La proliferazione di simboli, miti, discorsi e «idee senza parole», quali espedienti per governare l’ingovernabile esorcizzando ogni trasformazione storica, «re-introduce immobilità nel flusso della storia e tiene dunque sotto chiave gli svolgimenti storici (quelli che possono anche portare alla caduta della struttura economica corrente: il capitalismo» (p. 169). Prova ne è l’intima connivenza tra quei valori supposti eterni (siano essi nazionali, razziali o sociali) con cui la modernità sembra aver smarrito ogni contatto, e l’azione di uno Stato costantemente proteso a porsi quale difensore di tali valori, attraverso la ricostruzione forzata di legami connettivi tra individui. Ecco allora che, a loro volta, anche le formulazioni più avverse alla storia, quale massima imputata nel processo moderno di allontanamento dalla trascendenza, vengono riprese e strumentalizzate entro precisi movimenti storico-ideologici, organizzati come altrettanti modi per arginare, rallentare o incanalare il farsi di un mondo così fluido da scorrere tra le mani di chi brama ardentemente governane il divenire.

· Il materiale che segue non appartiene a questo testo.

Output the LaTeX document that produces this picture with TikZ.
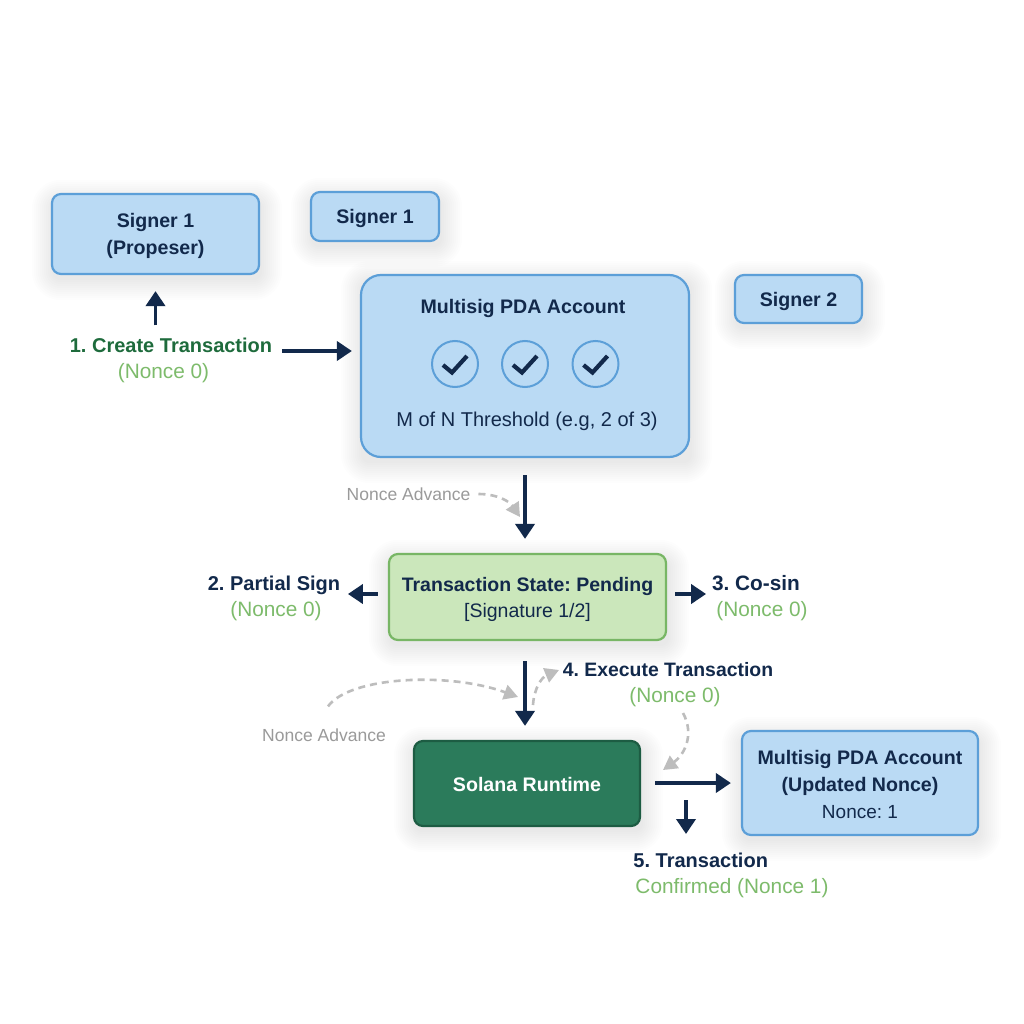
\documentclass[tikz,border=0pt]{standalone}
\usepackage{fontspec}
\setmainfont{Liberation Sans}
\usetikzlibrary{arrows.meta,calc}
\definecolor{navy}{HTML}{12294B}
\definecolor{boxblue}{HTML}{BADAF4}
\definecolor{edgeblue}{HTML}{5C9FD8}
\definecolor{darkgreen}{HTML}{1E6B3C}
\definecolor{lightgreen}{HTML}{7DBB6B}
\definecolor{pendfill}{HTML}{CBE7BB}
\definecolor{pendedge}{HTML}{78B665}
\definecolor{solfill}{HTML}{2B7B5B}
\definecolor{soledge}{HTML}{1D5C43}
\definecolor{nonegray}{HTML}{9A9A9A}
\definecolor{dashgray}{HTML}{BDBDBD}
\newcommand{\softshadow}[1]{%
  \foreach \g in {20,18,16,14,12,10,8,6,4,2,0}{%
    \fill[black,opacity=0.008,rounded corners=9pt+\g*1pt]
      ($(#1.south west)+(-\g,\g+6)$) rectangle ($(#1.north east)+(\g+3,-\g+6)$);
  }%
}
\newcommand{\topgap}[1]{\rule{0pt}{#1pt}}
\tikzset{
  x=1pt,y=-1pt,
  box/.style={draw=edgeblue,fill=boxblue,line width=2.2pt,rounded corners=#1,text=navy,align=center,inner sep=0pt},
  box/.default=9pt,
  titlefont/.style={font=\fontsize{19.6}{27}\selectfont\bfseries},
  bodyfont/.style={font=\fontsize{20}{27}\selectfont},
  mainarrow/.style={draw=navy,line width=3.8pt,-{Triangle[length=15pt,width=19pt]}},
  softarrow/.style={draw=dashgray,line width=2.6pt,dash pattern=on 7pt off 5pt,-{Triangle[length=14pt,width=15pt]}},
  steplabel/.style={inner sep=0pt,text=navy,font=\fontsize{20}{26}\selectfont},
  graylabel/.style={inner sep=0pt,text=nonegray,font=\fontsize{17.5}{22}\selectfont},
  tick/.style={draw=navy,line width=4.2pt,line cap=butt,line join=miter},
  tickring/.style={circle,draw=edgeblue,line width=2pt,minimum size=46pt,inner sep=0pt},
}
\newcommand{\gn}[1]{\textcolor{lightgreen}{\fontsize{20.8}{26}\selectfont #1}}
\begin{document}
\frenchspacing
\begin{tikzpicture}
\useasboundingbox (0,0) rectangle (1024,1024);
\fill[white] (0,0) rectangle (1024,1024);
\path
  (155.5,234) node[minimum width=207pt,minimum height=80pt,inner sep=0pt] (sp0) {}
  (375,216.5) node[minimum width=128pt,minimum height=49pt,inner sep=0pt] (s10) {}
  (798.5,299) node[minimum width=127pt,minimum height=48pt,inner sep=0pt] (s20) {}
  (525,366) node[minimum width=328pt,minimum height=182pt,inner sep=0pt] (ms0) {}
  (527.5,597) node[minimum width=277pt,minimum height=86pt,inner sep=0pt] (pd0) {}
  (527,783.5) node[minimum width=226pt,minimum height=85pt,inner sep=0pt] (sr0) {}
  (860,783) node[minimum width=236pt,minimum height=104pt,inner sep=0pt] (up0) {};
\softshadow{sp0}\softshadow{s10}\softshadow{s20}\softshadow{ms0}\softshadow{pd0}\softshadow{sr0}\softshadow{up0}

\node[box,titlefont,minimum width=207pt,minimum height=80pt] (sp) at (155.5,234) {\topgap{19}Signer 1\\(Propeser)};
\node[box,titlefont,minimum width=128pt,minimum height=49pt] (s1) at (375,216.5) {\topgap{19}Signer 1};
\node[box,titlefont,minimum width=127pt,minimum height=48pt] (s2) at (798.5,299) {\topgap{19}Signer 2};
\node[box=20pt,minimum width=328pt,minimum height=182pt] (ms) at (525,366) {};
\node[inner sep=0pt,text=navy,titlefont] (mst) at (523,308) {Multisig PDA Account};
\node[inner sep=0pt,text=navy,bodyfont] (msb) at (527,421) {M of N Threshold (e.g, 2 of 3)};
\node[tickring] (t1) at (455,364) {};
\node[tickring] (t2) at (525,364) {};
\node[tickring] (t3) at (595.5,364) {};
\foreach \t in {t1,t2,t3}{\draw[tick] (\t) ++(-12,1) -- ++(9,7.5) -- ++(15,-16.5);}
\node[box,draw=pendedge,fill=pendfill,minimum width=277pt,minimum height=86pt,font=\fontsize{19.5}{27}\selectfont] (pd) at (527.5,597)
  {\topgap{19}\textbf{Transaction State: Pending}\\[-1pt]{\fontsize{19.5}{24}\selectfont [Signature 1/2]}};
\node[box,draw=soledge,fill=solfill,text=white,titlefont,minimum width=226pt,minimum height=85pt] (sr) at (527,783.5) {\topgap{17}Solana Runtime};
\node[box,minimum width=236pt,minimum height=104pt,font=\fontsize{19.6}{27}\selectfont] (up) at (860,783)
  {\topgap{17}\textbf{Multisig PDA Account}\\\textbf{(Updated Nonce)}\\{\fontsize{19}{24}\selectfont Nonce: 1}};

\node[steplabel,align=center] (l1) at (171,360) {\textcolor{darkgreen}{\bfseries 1. Create Transaction}\\\gn{(Nonce 0)}\hspace*{15pt}};
\node[steplabel,align=center] (l2) at (274,598) {\textbf{2. Partial Sign}\\\hspace*{4pt}\gn{(Nonce 0)}};
\node[steplabel,align=center] (l3) at (760,598) {{\fontsize{20.8}{26}\selectfont\textbf{3. Co-sin}}\hspace*{8pt}\\\hspace*{4pt}\gn{(Nonce 0)}};
\node[steplabel,align=center] (l4) at (668,685) {{\fontsize{19.4}{26}\selectfont\textbf{4. Execute Transaction}}\\\hspace*{14pt}\gn{(Nonce 0)}};
\node[steplabel,align=left] (l5) at (732,875) {\hspace*{-2pt}\textbf{5. Transaction}\\\gn{Confirmed (Nonce 1)}};
\node[graylabel] (na1) at (408.5,494) {Nonce Advance};
\node[graylabel] (na2) at (324,735) {Nonce Advance};

\coordinate (c1) at (282,351);
\coordinate (c5) at (686,800);
\draw[mainarrow,shorten >=16pt] ($(l1.north -| sp.south)+(0,-12)$) -- (sp.south);
\draw[mainarrow,shorten >=8pt] (c1) -- (c1 -| ms.west);
\draw[mainarrow,shorten <=17pt,shorten >=14pt] (ms.south) -- (ms.south |- pd.north);
\draw[mainarrow,shorten <=10pt] ($(pd.west)+(0,-3)$) -- ($(pd.west)+(-40,-3)$) coordinate (c2);
\draw[mainarrow,shorten <=8pt] ($(pd.east)+(0,-3)$) -- ($(pd.east)+(39,-3)$) coordinate (c3);
\draw[mainarrow,shorten <=20pt,shorten >=14pt] (ms.south |- pd.south) -- (ms.south |- sr.north);
\draw[mainarrow,shorten <=14pt,shorten >=10pt] (sr.east |- up.west) -- (up.west);
\draw[mainarrow] (c5) -- ($(c5)+(0,34)$) coordinate (c6);

\draw[softarrow] (na1.east)++(8,0) .. controls (498,494) and (510,502) .. (520,517);
\draw[softarrow] (na2.north)++(4,-22) .. controls (350,676) and (450,672) .. (518,697);
\draw[softarrow] (533,705) .. controls (534,688) and (542,677) .. (559,670);
\draw[softarrow] (683,713) .. controls (695,735) and (684,755) .. (663,770);
\end{tikzpicture}
\end{document}
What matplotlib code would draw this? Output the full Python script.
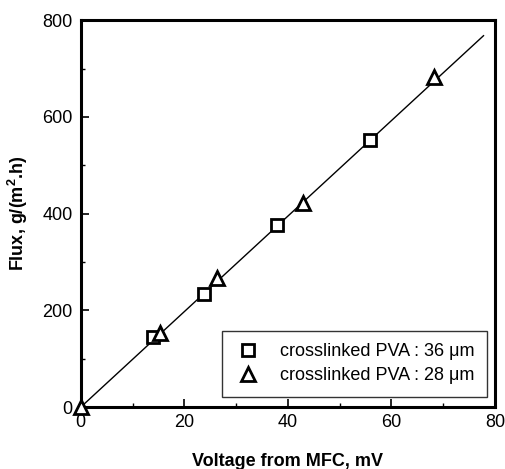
import matplotlib
matplotlib.use('Agg')

import matplotlib.pyplot as plt
import numpy as np

# data
sq_x = [13.9, 23.8, 37.9, 55.9]
sq_y = [145, 234, 376, 553]
tri_x = [0, 15.3, 26.3, 42.9, 68.3]
tri_y = [0, 154, 267, 422, 682]
fit_x = [0, 77.8]
slope = 9.87

plt.rcParams['font.family'] = ['Liberation Sans', 'DejaVu Sans']

fig = plt.figure(figsize=(5.05, 4.69), dpi=100)
ax = fig.add_axes([0.160, 0.132, 0.820, 0.825])

ax.plot(fit_x, [slope * v for v in fit_x], color='black', lw=1.0, zorder=2)
ax.plot(sq_x, sq_y, ls='none', marker='s', ms=9, mfc='white', mec='black',
        mew=2.0, label='crosslinked PVA : 36 \u03bcm', zorder=3)
ax.plot(tri_x, tri_y, ls='none', marker='^', ms=10, mfc='white', mec='black',
        mew=2.0, label='crosslinked PVA : 28 \u03bcm', zorder=3,
        clip_on=False)

ax.set_xlim(0, 80)
ax.set_ylim(0, 800)
ax.set_xticks([0, 20, 40, 60, 80])
ax.set_yticks([0, 200, 400, 600, 800])
ax.set_xticks(np.arange(0, 81, 10), minor=True)
ax.set_yticks(np.arange(0, 801, 100), minor=True)
ax.tick_params(which='major', direction='in', length=6, width=1.2, labelsize=13)
ax.tick_params(axis='x', which='major', pad=5)
ax.tick_params(axis='y', which='major', pad=6)
ax.tick_params(which='minor', direction='in', length=3, width=1.0)
for s in ax.spines.values():
    s.set_linewidth(2.2)

ax.set_xlabel('Voltage from MFC, mV', fontsize=13, fontweight='bold', labelpad=16)
ax.set_ylabel(r'Flux, g/(m$^{\mathregular{2}}$.h)', fontsize=13, fontweight='bold', labelpad=9)

leg = ax.legend(loc='lower right', bbox_to_anchor=(0.981, 0.026), borderaxespad=0,
                fontsize=13, frameon=True, fancybox=False, edgecolor='black',
                handletextpad=1.0, borderpad=0.7, labelspacing=0.4, handlelength=1.5)
leg.get_frame().set_linewidth(1.0)

fig.savefig('out.png', dpi=100)
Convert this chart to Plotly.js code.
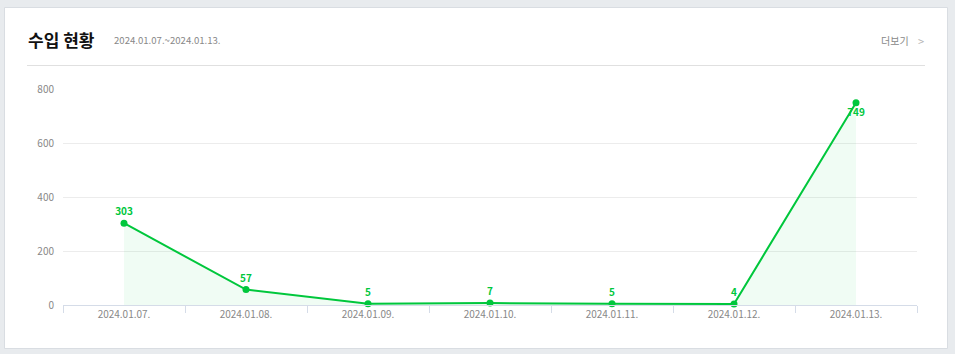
<!DOCTYPE html>
<html>
<head>
<meta charset="utf-8">
<script src="https://cdn.plot.ly/plotly-3.0.1.min.js"></script>
<style>
html,body{margin:0;padding:0;background:#e8ebee;}
#chart{width:955px;height:354px;}
</style>
</head>
<body>
<div id="chart"></div>
<script>
const categories = ["2024.01.07.","2024.01.08.","2024.01.09.","2024.01.10.","2024.01.11.","2024.01.12.","2024.01.13."];
const values = [303, 57, 5, 7, 5, 4, 749];
const labelPositions = ["top center","top center","top center","top center","top center","top center","bottom center"];
const yTicks = [0, 200, 400, 600, 800];
const titleText = "수입 현황";
const periodText = "2024.01.07.~2024.01.13.";
const moreText = "더보기";

const W = 955, H = 354, L = 63, R = 38, T = 89, B = 49;
const PW = W - L - R, PH = H - T - B;
const px = x => (x - L) / PW;
const py = y => (H - B - y) / PH;

const green = "#00c73c";
const font = "'Noto Sans CJK KR', 'Noto Sans', sans-serif";

const trace = {
  type: "scatter",
  mode: "lines+markers+text",
  x: categories,
  y: values,
  text: values.map(String),
  textposition: labelPositions,
  textfont: {color: green, size: 10, family: font, weight: 700},
  line: {color: green, width: 2},
  marker: {color: green, size: 7},
  fill: "tozeroy",
  fillcolor: "rgba(0,199,60,0.06)",
  hoverinfo: "x+y",
  cliponaxis: false
};

const layout = {
  width: W, height: H,
  margin: {l: L, r: R, t: T, b: B},
  paper_bgcolor: "#e8ebee",
  plot_bgcolor: "rgba(0,0,0,0)",
  showlegend: false,
  font: {family: font, color: "#888", size: 10},
  xaxis: {
    type: "category",
    range: [-0.5, 6.5],
    tickson: "boundaries",
    ticks: "outside",
    ticklen: 7,
    tickcolor: "#d5dce8",
    tickwidth: 1,
    showline: true,
    linecolor: "#d5dce8",
    linewidth: 1,
    showgrid: false,
    zeroline: false,
    tickfont: {size: 10, color: "#888", family: font},
    fixedrange: true
  },
  yaxis: {
    range: [0, 800],
    tickvals: yTicks,
    ticktext: yTicks.map(String),
    showgrid: true,
    gridcolor: "#ececec",
    gridwidth: 1,
    zeroline: false,
    showline: false,
    ticks: "",
    ticklabelstandoff: 8,
    tickfont: {size: 10, color: "#888", family: font},
    fixedrange: true
  },
  shapes: [
    {type: "rect", xref: "paper", yref: "paper", x0: px(4.5), x1: px(947.5), y0: py(7.5), y1: py(348.5),
     fillcolor: "#ffffff", line: {color: "#d9dde2", width: 1}, layer: "below"},
    {type: "line", xref: "paper", yref: "paper", x0: px(27), x1: px(925), y0: py(65.5), y1: py(65.5),
     line: {color: "#e0e0e0", width: 1}}
  ],
  annotations: [
    {xref: "paper", yref: "paper", x: px(26), y: py(39), xanchor: "left", yanchor: "middle",
     text: titleText, showarrow: false, font: {size: 17, color: "#111", family: font, weight: 700}},
    {xref: "paper", yref: "paper", x: px(112), y: py(40), xanchor: "left", yanchor: "middle",
     text: periodText, showarrow: false, font: {size: 9.6, color: "#888", family: font}},
    {xref: "paper", yref: "paper", x: px(911), y: py(41), xanchor: "right", yanchor: "middle",
     text: moreText, showarrow: false, font: {size: 10, color: "#888", family: font}},
    {xref: "paper", yref: "paper", x: px(926), y: py(41), xanchor: "right", yanchor: "middle",
     text: ">", showarrow: false, font: {size: 11, color: "#b5b5b5", family: font}}
  ]
};

Plotly.newPlot("chart", [trace], layout, {displayModeBar: false, staticPlot: false});
</script>
</body>
</html>
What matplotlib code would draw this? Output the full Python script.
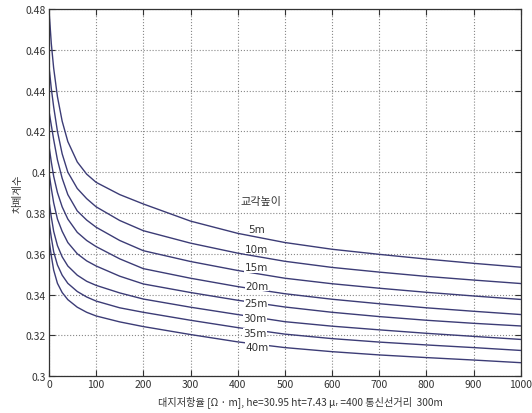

Nel percorrere le diverse tappe entro cui si snoda la ricerca di Cangiano, la cultura di destra finisce così per presentarsi come il mero riflesso di un capitalismo intento a porre sotto controllo le sue stesse implicazioni. E se le sue produzioni culturali posseggono talvolta il fascino dell’attuale, «riflett[endo], come sintomi, i cambiamenti sociali in corso, a cominciare dall’ascesa delle masse» (p. 196), non per questo giungono a porre in questione, dialetticamente, i processi che contribuiscono a un simile divenire. Emblematici, in tal senso, sono i discorsi prodotti attorno alla guerra, concepita quale operatore di riunione e consolidamento, poiché in grado di fondere il popolo disperso, con i suoi elementi disgregati e le sue classi, in un Popolo sovraccarico di destino. Cangiano, a tal proposito, osserva come gli intellettuali interventisti del 1914, illudendosi di riconoscere nella guerra il rimedio alla degradazione tecnologico-nichilista patita dalla propria epoca, non si siano accorti per tempo di aver contribuito, in tal modo, alla sua parossistica esasperazione. Se ne resero conto, non senza amarezza, proprio alcuni esponenti della medesima area, come lo stesso von Salomon, il quale già nel 1930, con I Proscritti, giunse a confessare come l’agitazione confusa dei reduci, la loro spinta cieca a combattere a qualunque prezzo, fosse alla fine servita da ancora di salvataggio per trattenere al proprio posto l’ordine borghese in pezzi: «Dio ci perdoni, quello fu il nostro peccato contro lo spirito. Credevamo di salvare il cittadino e salvammo il borghese».

Ancora oggi non mancano quanti, animati da analoghe velleità di salvezza, vorrebbero riabilitare le «cattivissime compagnie» (p. 527) che popolano il volume, col proposito di fornire una bussola ideologica al disorientamento presente: se queste continuano a sedurre i propri lettori, è perché, capaci di rendere sensibile nei loro discorsi una certa modalità di esperire il malessere contemporaneo, si comportano come altrettanti segnalatori di cambiamento: linguaggi appariscenti ed estetizzanti, così appaganti nella loro vistosità altisonante, benché radicalmente incapaci di scorgere, in seno alle trasformazioni in atto, una qualsiasi carica emancipatoria.


Mimmo Cangiano, Cultura di destra e società di massa. Europa 1870-1939, Milano, nottetempo, 2022, pp. 512, € 22.